(Dataset excerpt)
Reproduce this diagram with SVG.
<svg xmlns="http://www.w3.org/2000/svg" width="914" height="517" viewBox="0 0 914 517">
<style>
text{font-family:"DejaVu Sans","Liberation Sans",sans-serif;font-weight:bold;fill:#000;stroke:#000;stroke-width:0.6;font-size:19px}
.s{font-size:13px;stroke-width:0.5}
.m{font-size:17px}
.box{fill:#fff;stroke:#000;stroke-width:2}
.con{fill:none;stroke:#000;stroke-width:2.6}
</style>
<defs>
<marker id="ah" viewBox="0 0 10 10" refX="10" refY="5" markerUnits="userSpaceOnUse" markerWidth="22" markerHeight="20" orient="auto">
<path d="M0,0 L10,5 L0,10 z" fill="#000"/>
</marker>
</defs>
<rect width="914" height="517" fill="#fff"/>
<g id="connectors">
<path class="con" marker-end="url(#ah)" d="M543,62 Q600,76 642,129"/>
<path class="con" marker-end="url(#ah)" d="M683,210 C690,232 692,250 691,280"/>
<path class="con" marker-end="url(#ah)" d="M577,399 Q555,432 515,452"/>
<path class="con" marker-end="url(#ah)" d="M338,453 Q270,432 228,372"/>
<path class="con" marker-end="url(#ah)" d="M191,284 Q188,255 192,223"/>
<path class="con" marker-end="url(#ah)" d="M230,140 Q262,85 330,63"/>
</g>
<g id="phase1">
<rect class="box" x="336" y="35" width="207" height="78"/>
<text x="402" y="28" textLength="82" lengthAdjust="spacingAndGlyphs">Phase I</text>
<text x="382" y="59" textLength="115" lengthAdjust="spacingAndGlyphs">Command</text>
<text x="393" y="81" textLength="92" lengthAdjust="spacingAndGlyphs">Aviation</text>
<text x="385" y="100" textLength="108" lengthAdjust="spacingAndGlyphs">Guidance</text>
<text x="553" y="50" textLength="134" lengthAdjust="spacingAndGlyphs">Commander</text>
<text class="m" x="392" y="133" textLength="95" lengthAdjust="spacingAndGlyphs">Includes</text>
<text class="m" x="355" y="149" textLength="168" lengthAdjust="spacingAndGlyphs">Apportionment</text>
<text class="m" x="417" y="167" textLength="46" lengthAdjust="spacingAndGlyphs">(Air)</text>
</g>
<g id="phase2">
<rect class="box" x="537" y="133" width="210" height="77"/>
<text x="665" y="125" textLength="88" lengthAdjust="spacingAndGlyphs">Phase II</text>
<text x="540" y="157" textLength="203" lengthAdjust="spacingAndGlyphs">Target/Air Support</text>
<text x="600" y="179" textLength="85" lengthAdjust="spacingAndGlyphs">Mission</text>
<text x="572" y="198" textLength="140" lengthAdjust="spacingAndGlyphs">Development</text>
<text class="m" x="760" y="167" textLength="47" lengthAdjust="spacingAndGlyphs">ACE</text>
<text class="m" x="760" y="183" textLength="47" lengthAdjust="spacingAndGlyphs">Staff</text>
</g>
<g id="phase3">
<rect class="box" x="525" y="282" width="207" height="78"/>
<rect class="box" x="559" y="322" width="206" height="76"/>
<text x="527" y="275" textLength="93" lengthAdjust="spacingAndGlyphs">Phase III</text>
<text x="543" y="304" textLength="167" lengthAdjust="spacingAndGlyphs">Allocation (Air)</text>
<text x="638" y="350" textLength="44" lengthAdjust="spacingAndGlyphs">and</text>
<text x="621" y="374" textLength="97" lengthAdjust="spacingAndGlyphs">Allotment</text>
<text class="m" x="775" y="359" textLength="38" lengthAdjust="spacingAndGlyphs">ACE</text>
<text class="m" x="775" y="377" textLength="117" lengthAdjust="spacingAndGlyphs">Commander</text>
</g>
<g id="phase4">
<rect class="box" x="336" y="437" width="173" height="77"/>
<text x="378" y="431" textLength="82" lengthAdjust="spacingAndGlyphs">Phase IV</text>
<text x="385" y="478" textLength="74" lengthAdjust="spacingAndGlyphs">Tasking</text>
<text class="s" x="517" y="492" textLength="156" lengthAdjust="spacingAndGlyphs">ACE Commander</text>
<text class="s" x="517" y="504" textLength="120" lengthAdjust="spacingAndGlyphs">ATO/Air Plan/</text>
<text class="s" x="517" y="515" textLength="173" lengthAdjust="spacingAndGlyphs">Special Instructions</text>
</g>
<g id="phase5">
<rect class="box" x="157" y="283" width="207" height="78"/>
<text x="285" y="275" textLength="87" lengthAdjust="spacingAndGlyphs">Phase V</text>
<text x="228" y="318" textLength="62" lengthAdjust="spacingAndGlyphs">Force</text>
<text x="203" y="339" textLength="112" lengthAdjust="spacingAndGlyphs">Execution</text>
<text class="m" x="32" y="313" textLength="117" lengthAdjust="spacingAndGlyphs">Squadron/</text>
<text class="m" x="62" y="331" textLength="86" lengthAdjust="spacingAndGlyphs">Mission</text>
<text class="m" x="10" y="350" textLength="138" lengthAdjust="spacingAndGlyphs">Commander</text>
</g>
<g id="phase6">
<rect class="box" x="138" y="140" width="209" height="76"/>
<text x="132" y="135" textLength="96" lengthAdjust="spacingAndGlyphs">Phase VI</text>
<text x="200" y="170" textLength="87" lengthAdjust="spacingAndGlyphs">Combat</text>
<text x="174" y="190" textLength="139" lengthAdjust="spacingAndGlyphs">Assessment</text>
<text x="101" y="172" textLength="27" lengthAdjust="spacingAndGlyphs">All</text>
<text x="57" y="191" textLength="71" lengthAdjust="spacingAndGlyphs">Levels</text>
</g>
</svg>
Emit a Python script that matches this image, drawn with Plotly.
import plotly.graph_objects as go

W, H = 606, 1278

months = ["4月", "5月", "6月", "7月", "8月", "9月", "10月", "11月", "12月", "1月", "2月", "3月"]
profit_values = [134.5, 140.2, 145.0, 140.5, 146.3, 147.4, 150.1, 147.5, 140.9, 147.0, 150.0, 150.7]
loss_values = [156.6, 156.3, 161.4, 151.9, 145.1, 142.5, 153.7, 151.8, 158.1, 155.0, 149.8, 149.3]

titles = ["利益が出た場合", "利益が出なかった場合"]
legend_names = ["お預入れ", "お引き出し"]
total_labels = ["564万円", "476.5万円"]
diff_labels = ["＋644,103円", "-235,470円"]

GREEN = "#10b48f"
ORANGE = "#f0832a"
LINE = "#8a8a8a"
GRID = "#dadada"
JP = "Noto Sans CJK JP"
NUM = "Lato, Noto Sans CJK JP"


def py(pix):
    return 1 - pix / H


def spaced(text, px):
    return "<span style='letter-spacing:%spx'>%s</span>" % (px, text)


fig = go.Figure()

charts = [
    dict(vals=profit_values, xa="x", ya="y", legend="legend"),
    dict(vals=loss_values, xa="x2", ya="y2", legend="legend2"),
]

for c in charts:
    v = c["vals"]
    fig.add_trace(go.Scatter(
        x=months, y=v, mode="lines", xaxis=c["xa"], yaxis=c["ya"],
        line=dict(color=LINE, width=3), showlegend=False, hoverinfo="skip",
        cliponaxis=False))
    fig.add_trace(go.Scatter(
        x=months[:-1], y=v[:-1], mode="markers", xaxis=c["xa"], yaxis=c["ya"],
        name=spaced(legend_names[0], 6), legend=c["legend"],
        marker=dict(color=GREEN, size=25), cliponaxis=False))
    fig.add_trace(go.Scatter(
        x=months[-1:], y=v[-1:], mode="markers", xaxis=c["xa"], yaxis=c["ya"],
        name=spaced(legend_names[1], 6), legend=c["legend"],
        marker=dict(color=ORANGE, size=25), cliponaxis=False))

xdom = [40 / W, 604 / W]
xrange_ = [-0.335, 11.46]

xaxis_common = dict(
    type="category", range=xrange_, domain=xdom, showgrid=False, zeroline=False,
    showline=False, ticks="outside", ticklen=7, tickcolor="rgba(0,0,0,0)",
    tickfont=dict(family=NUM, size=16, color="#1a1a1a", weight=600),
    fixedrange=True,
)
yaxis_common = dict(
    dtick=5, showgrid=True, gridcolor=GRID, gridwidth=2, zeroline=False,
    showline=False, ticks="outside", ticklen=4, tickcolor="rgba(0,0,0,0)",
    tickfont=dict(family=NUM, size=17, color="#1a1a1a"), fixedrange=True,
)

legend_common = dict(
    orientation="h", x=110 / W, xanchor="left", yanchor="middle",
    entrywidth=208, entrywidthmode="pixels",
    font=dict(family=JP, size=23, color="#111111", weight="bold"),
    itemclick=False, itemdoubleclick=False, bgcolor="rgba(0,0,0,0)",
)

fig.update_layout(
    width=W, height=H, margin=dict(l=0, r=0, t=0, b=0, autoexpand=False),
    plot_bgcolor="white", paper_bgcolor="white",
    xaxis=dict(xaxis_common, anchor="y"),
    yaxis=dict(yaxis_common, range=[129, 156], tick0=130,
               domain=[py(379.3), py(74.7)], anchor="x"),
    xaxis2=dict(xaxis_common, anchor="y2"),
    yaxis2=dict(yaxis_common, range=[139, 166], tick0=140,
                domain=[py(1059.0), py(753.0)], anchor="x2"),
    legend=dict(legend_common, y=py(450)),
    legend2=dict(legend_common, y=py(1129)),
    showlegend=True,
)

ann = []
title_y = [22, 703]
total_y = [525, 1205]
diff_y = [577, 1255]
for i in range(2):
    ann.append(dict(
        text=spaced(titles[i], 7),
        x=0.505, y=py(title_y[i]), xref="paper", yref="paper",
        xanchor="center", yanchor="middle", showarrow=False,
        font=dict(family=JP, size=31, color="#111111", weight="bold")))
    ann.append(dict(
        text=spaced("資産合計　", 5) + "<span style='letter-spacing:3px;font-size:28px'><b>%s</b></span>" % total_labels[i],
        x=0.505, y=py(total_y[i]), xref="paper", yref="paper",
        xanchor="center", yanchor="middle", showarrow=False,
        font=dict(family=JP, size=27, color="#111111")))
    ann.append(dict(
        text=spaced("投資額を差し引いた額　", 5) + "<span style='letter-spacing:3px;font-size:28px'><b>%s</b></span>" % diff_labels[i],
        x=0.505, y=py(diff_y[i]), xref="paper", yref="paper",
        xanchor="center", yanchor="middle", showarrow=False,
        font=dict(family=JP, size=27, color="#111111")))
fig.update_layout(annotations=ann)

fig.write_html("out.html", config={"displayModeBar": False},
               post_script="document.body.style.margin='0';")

== Exercise requirements ==
For the listing above, give the number of lines in which the string "with" occurs, and nothing else.

== Response for this exercise ==
2